Contributed by Midea Group

1. Install¶

To guarantee clean isolation between training and evaluation environments for both DexVLA and TinyVLA, we provide two distinct, self-contained setups.The training and testing environment can be used for both DexVLA and TinyVLA.

Training Environment：

cd policy/TinyVLA
conda env create -f Train_Tiny_DexVLA_train.yml
conda activate dexvla-robo
cd policy_heads
pip install -e .

Evaluation Environment:

If you already have RoboTwin 2.0 installed, activate its conda environment and add the evaluation dependencies:

conda activate your_RoboTwin_env
pip install -r Eval_Tiny_DexVLA_requirements.txt

2. Prepare Training Data¶

This step performs data preprocessing, converting the original RoboTwin 2.0 data into the format required for TinyVLA training.
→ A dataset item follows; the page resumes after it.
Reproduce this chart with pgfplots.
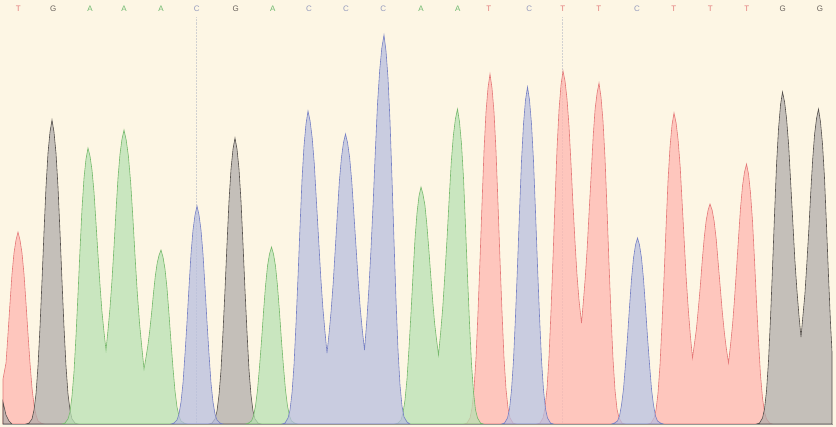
\documentclass[border=0pt]{standalone}
\usepackage{pgfplots}
\pgfplotsset{compat=1.18}
\usepackage{fontspec}
\setmainfont{Liberation Sans}
\definecolor{bg}{RGB}{253,246,228}
\definecolor{tfill}{RGB}{255,183,176}
\definecolor{gfill}{RGB}{177,173,171}
\definecolor{afill}{RGB}{184,225,179}
\definecolor{cfill}{RGB}{184,191,223}
\definecolor{tline}{RGB}{228,120,120}
\definecolor{gline}{RGB}{85,80,76}
\definecolor{aline}{RGB}{118,185,108}
\definecolor{cline}{RGB}{118,128,196}
\definecolor{tlab}{RGB}{226,120,120}
\definecolor{glab}{RGB}{105,98,92}
\definecolor{alab}{RGB}{110,185,110}
\definecolor{clab}{RGB}{150,156,190}
\begin{document}
\begin{tikzpicture}
\begin{axis}[
  width=836bp, height=427bp, scale only axis,
  xmin=0, xmax=836, ymin=-3, ymax=424,
  axis lines=none, xtick=\empty, ytick=\empty,
  axis background/.style={fill=bg},
  clip=true,
  tr/.style={draw=tline, fill=tfill, fill opacity=0.75, line width=0.6pt},
  gr/.style={draw=gline, fill=gfill, fill opacity=0.75, line width=0.6pt},
  ar/.style={draw=aline, fill=afill, fill opacity=0.75, line width=0.6pt},
  cr/.style={draw=cline, fill=cfill, fill opacity=0.75, line width=0.6pt},
]
\draw[densely dotted, color=black!18, line width=0.5pt] (axis cs:196.5,0) -- (axis cs:196.5,407);
\draw[densely dotted, color=black!18, line width=0.5pt] (axis cs:562,0) -- (axis cs:562,407);

% T (red)
\addplot[tr] coordinates {(3,0)(3,45)(6,61)(8,90)(10,121)(12,150)(14,171)(16,184)(18,192)(20,184)(22,171)(24,150)(26,121)(28,90)(30,61)(32,36)(34,19)(36,9)(38,3)(41,1)(44,0)} \closedcycle;
\addplot[tr] coordinates {(464,0)(467,1)(470,6)(472,16)(474,35)(476,66)(478,112)(480,164)(482,220)(484,273)(486,312)(488,336)(490,350)(492,336)(494,312)(496,273)(498,220)(500,164)(502,112)(504,66)(506,35)(508,16)(510,6)(513,1)(516,0)} \closedcycle;
\addplot[tr] coordinates {(537,0)(540,1)(543,6)(545,16)(547,35)(549,67)(551,113)(553,166)(555,222)(557,275)(559,314)(561,339)(563,353)(565,343)(567,325)(569,298)(571,260)(573,219)(575,182)(577,149)(579,124)(581.5,101)(583.4,123)(585.3,147)(587.3,178)(589.2,214)(591.3,252)(593.2,288)(595.1,315)(597.1,331)(599,341)(601,327)(603,303)(605,266)(607,215)(609,160)(611,109)(613,65)(615,34)(617,15)(619,6)(622,1)(625,0)} \closedcycle;
\addplot[tr] coordinates {(648,0)(651,1)(654,6)(656,14)(658,31)(660,59)(662,100)(664,146)(666,196)(668,243)(670,277)(672,299)(674,311)(676.1,301)(678.1,284)(680.2,257)(682.2,220)(684.3,181)(686.3,144)(688.4,113)(690.4,88)(692.5,66)(694.4,80)(696.4,95)(698.3,115)(700.3,138)(702.2,163)(704.2,186)(706.1,203)(708.1,214)(710,220)(712.1,214)(714.1,203)(716.2,185)(718.2,161)(720.3,136)(722.3,112)(724.4,91)(726.4,75)(728.5,61)(730.5,79)(732.5,99)(734.5,125)(736.5,155)(738.5,186)(740.5,216)(742.5,238)(744.5,252)(746.5,260)(748.5,250)(750.5,231)(752.5,203)(754.5,164)(756.5,122)(758.5,83)(760.5,49)(762.5,26)(764.5,12)(766.5,5)(769.5,1)(772.5,0)} \closedcycle;

% G (grey)
\addplot[gr] coordinates {(3,0)(3,22)(6,9)(9,3)(12,0)} \closedcycle;
\addplot[gr] coordinates {(26,0)(29,1)(32,5)(34,14)(36,30)(38,58)(40,97)(42,143)(44,192)(46,237)(48,271)(50,292)(52,304)(54,292)(56,271)(58,237)(60,192)(62,143)(64,97)(66,58)(68,30)(70,14)(72,5)(75,1)(78,0)} \closedcycle;
\addplot[gr] coordinates {(209,0)(212,1)(215,5)(217,13)(219,29)(221,54)(223,92)(225,134)(227,180)(229,223)(231,255)(233,275)(235,286)(237,275)(239,255)(241,223)(243,180)(245,134)(247,92)(249,54)(251,29)(253,13)(255,5)(258,1)(261,0)} \closedcycle;
\addplot[gr] coordinates {(756.5,0)(759.5,1)(762.5,6)(764.5,15)(766.5,33)(768.5,63)(770.5,106)(772.5,156)(774.5,209)(776.5,259)(778.5,295)(780.5,319)(782.5,332)(784.6,322)(786.6,305)(788.7,278)(790.7,241)(792.8,202)(794.8,165)(796.9,134)(798.9,109)(801,87)(802.9,108)(804.9,130)(806.8,160)(808.8,194)(810.7,231)(812.7,265)(814.6,290)(816.6,306)(818.5,315)(820.5,302)(822.5,280)(824.5,246)(826.5,198)(828.5,148)(830.5,101)(832,72)(832,0)} \closedcycle;

% A (green)
\addplot[ar] coordinates {(62,0)(65,1)(68,5)(70,12)(72,28)(74,52)(76,88)(78,130)(80,174)(82,215)(84,246)(86,265)(88,276)(90,268)(92,254)(94,232)(96,201)(98,169)(100,139)(102,112)(104,92)(106,74)(108,94)(110,116)(112,144)(114,177)(116,213)(118,246)(120,270)(122,285)(124,294)(126.2,284)(128.4,268)(130.7,241)(132.9,206)(135.1,167)(137.3,131)(139.6,100)(141.8,77)(144,55)(145.9,66)(147.8,78)(149.7,93)(151.6,111)(153.4,130)(155.3,148)(157.2,161)(159.1,169)(161,174)(163,167)(165,155)(167,136)(169,110)(171,82)(173,56)(175,33)(177,17)(179,8)(181,3)(184,1)(187,0)} \closedcycle;
\addplot[ar] coordinates {(245.5,0)(248.5,1)(251.5,3)(253.5,8)(255.5,18)(257.5,34)(259.5,57)(261.5,83)(263.5,112)(265.5,138)(267.5,158)(269.5,170)(271.5,177)(273.5,170)(275.5,158)(277.5,138)(279.5,112)(281.5,83)(283.5,57)(285.5,34)(287.5,18)(289.5,8)(291.5,3)(294.5,1)(297.5,0)} \closedcycle;
\addplot[ar] coordinates {(395,0)(398,1)(401,4)(403,11)(405,24)(407,45)(409,76)(411,111)(413,149)(415,185)(417,211)(419,228)(421,237)(422.9,230)(424.9,219)(426.8,200)(428.8,175)(430.8,148)(432.7,123)(434.6,101)(436.6,84)(438.5,69)(440.6,91)(442.7,116)(444.8,148)(447,185)(449.1,224)(451.2,261)(453.3,288)(455.4,305)(457.5,315)(459.5,302)(461.5,280)(463.5,246)(465.5,198)(467.5,148)(469.5,101)(471.5,60)(473.5,32)(475.5,14)(477.5,6)(480.5,1)(483.5,0)} \closedcycle;

% C (blue)
\addplot[cr] coordinates {(171,0)(174,1)(177,4)(179,10)(181,22)(183,41)(185,70)(187,102)(189,137)(191,170)(193,194)(195,209)(197,218)(199,209)(201,194)(203,170)(205,137)(207,102)(209,70)(211,41)(213,22)(215,10)(217,4)(220,1)(223,0)} \closedcycle;
\addplot[cr] coordinates {(282,0)(285,1)(288,6)(290,14)(292,31)(294,59)(296,100)(298,147)(300,197)(302,244)(304,278)(306,300)(308,313)(310.1,303)(312.2,286)(314.3,260)(316.4,223)(318.6,185)(320.7,148)(322.8,117)(324.9,93)(327,71)(329.1,91)(331.1,113)(333.2,141)(335.2,174)(337.3,209)(339.3,242)(341.4,266)(343.4,281)(345.5,290)(347.6,281)(349.7,266)(351.8,242)(353.9,210)(356.1,176)(358.2,143)(360.3,115)(362.4,93)(364.5,74)(366.7,102)(368.8,134)(371,175)(373.2,222)(375.3,272)(377.5,320)(379.7,354)(381.8,376)(384,389)(386,373)(388,346)(390,303)(392,245)(394,183)(396,124)(398,74)(400,39)(402,18)(404,7)(407,2)(410,0)} \closedcycle;
\addplot[cr] coordinates {(501.5,0)(504.5,1)(507.5,6)(509.5,15)(511.5,34)(513.5,64)(515.5,108)(517.5,158)(519.5,212)(521.5,263)(523.5,300)(525.5,324)(527.5,337)(529.5,324)(531.5,300)(533.5,263)(535.5,212)(537.5,158)(539.5,108)(541.5,64)(543.5,34)(545.5,15)(547.5,6)(550.5,1)(553.5,0)} \closedcycle;
\addplot[cr] coordinates {(611.5,0)(614.5,1)(617.5,3)(619.5,8)(621.5,19)(623.5,35)(625.5,60)(627.5,87)(629.5,117)(631.5,145)(633.5,166)(635.5,179)(637.5,186)(639.5,179)(641.5,166)(643.5,145)(645.5,117)(647.5,87)(649.5,60)(651.5,35)(653.5,19)(655.5,8)(657.5,3)(660.5,1)(663.5,0)} \closedcycle;

\draw[color=gline!60, line width=0.6pt] (axis cs:3,0) -- (axis cs:833,0);

% base calls
\begin{scope}[every node/.style={font=\fontsize{8}{8}\selectfont, anchor=center, inner sep=0pt}]
\node[text=tlab] at (axis cs:18.3,415) {T};
\node[text=glab] at (axis cs:53.3,415) {G};
\node[text=alab] at (axis cs:90,415) {A};
\node[text=alab] at (axis cs:124,415) {A};
\node[text=alab] at (axis cs:161,415) {A};
\node[text=clab] at (axis cs:196.7,415) {C};
\node[text=glab] at (axis cs:235.7,415) {G};
\node[text=alab] at (axis cs:272.7,415) {A};
\node[text=clab] at (axis cs:309,415) {C};
\node[text=clab] at (axis cs:346,415) {C};
\node[text=clab] at (axis cs:383.3,415) {C};
\node[text=alab] at (axis cs:421,415) {A};
\node[text=alab] at (axis cs:457.7,415) {A};
\node[text=tlab] at (axis cs:488.7,415) {T};
\node[text=clab] at (axis cs:529.3,415) {C};
\node[text=tlab] at (axis cs:562.7,415) {T};
\node[text=tlab] at (axis cs:598.7,415) {T};
\node[text=clab] at (axis cs:637,415) {C};
\node[text=tlab] at (axis cs:673.7,415) {T};
\node[text=tlab] at (axis cs:710.3,415) {T};
\node[text=tlab] at (axis cs:746.7,415) {T};
\node[text=glab] at (axis cs:782.7,415) {G};
\node[text=glab] at (axis cs:820,415) {G};
\end{scope}
\end{axis}
\end{tikzpicture}
\end{document}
The expert_data_num parameter specifies the number of trajectory pairs to be used as training data.

python process_data.py ${task_name} ${task_config} ${expert_data_num}
# python process_data.py beat_block_hammer demo_randomized 50

If success, you will find the sim_${task_name}/${setting}_${expert_data_num} folder under policy/Tinyvla/data.

3. Train Policy¶

This step launches the training process. First, download the VLM model InternVL3-1B (huggingface) to the path .../policy/TinyVLA/model_param/InternVL3-1B. Then modify the config.json file in the folder as follows:

{
    "_name_or_path": ".../robotiwin/policy/TinyVLA/vla/models/internvl", # Modify this.
    "architectures": [
        "TinyVLA" # Change this.
    ],
    # "auto_map":{...} # Delete this.
    ...
    "llm_config": {}, # Don't Change.
    "min_dynamic_patch": 1,
    "model_type": "tinyvla", # Change this.
    ...
}

Then add an task config item in .../policy/TinyVLA/aloha_scripts/constants.py

TASK_CONFIGS = {
    ...
    "your_task": {
        'dataset_dir': [DATA_DIR + "/sim-your_task/aloha-agilex-1-m1_b1_l1_h0.03_c0_D435-100"],
        'episode_len': 500,
        'camera_names': ['cam_high', 'cam_left_wrist', 'cam_right_wrist'],
        "sample_weights": [1, 1]
    }
}

Then begin the training

bash ./scripts/franks/train_robotwin_aloha.sh

Configure the training by modifying the following items in the train_robotwin_aloha.sh file.

TASK=your_task # Set the Task
ROOT=.../robotiwin/policy/TinyVLA # Set Root Path
mnop=.../robotiwin/policy/TinyVLA/model_param/InternVL3-1B/ # Set The Path of base VLM

4. Eval Policy¶

You need to modify the corresponding path in the deploy_policy.yml file: 1. model_path : Path to the trained model, in the OUTPUT path. 2. state_path : Path to dataset_stats.pkl, in the OUTPUT path. 3. model_base : Path to InternVL3-1B.

Then execute:

bash eval.sh ${task_name} ${task_config} ${ckpt_setting} ${expert_data_num} ${seed} ${gpu_id}
# bash eval.sh beat_block_hammer demo_randomized 0 50 0 0

5. Citation¶

If you find Tiny-VLA useful for your research and applications, please cite using this BibTeX:

@inproceedings{wen2024tinyvla,
    title={Tinyvla: Towards fast, data-efficient vision-language-action models for robotic manipulation},
    author={Wen, Junjie and Zhu, Yichen and Li, Jinming and Zhu, Minjie and Wu, Kun and Xu, Zhiyuan and Liu, Ning and Cheng, Ran and Shen, Chaomin and Peng, Yaxin and others},
    booktitle={IEEE Robotics and Automation Letters (RA-L)},
    year={2025}
}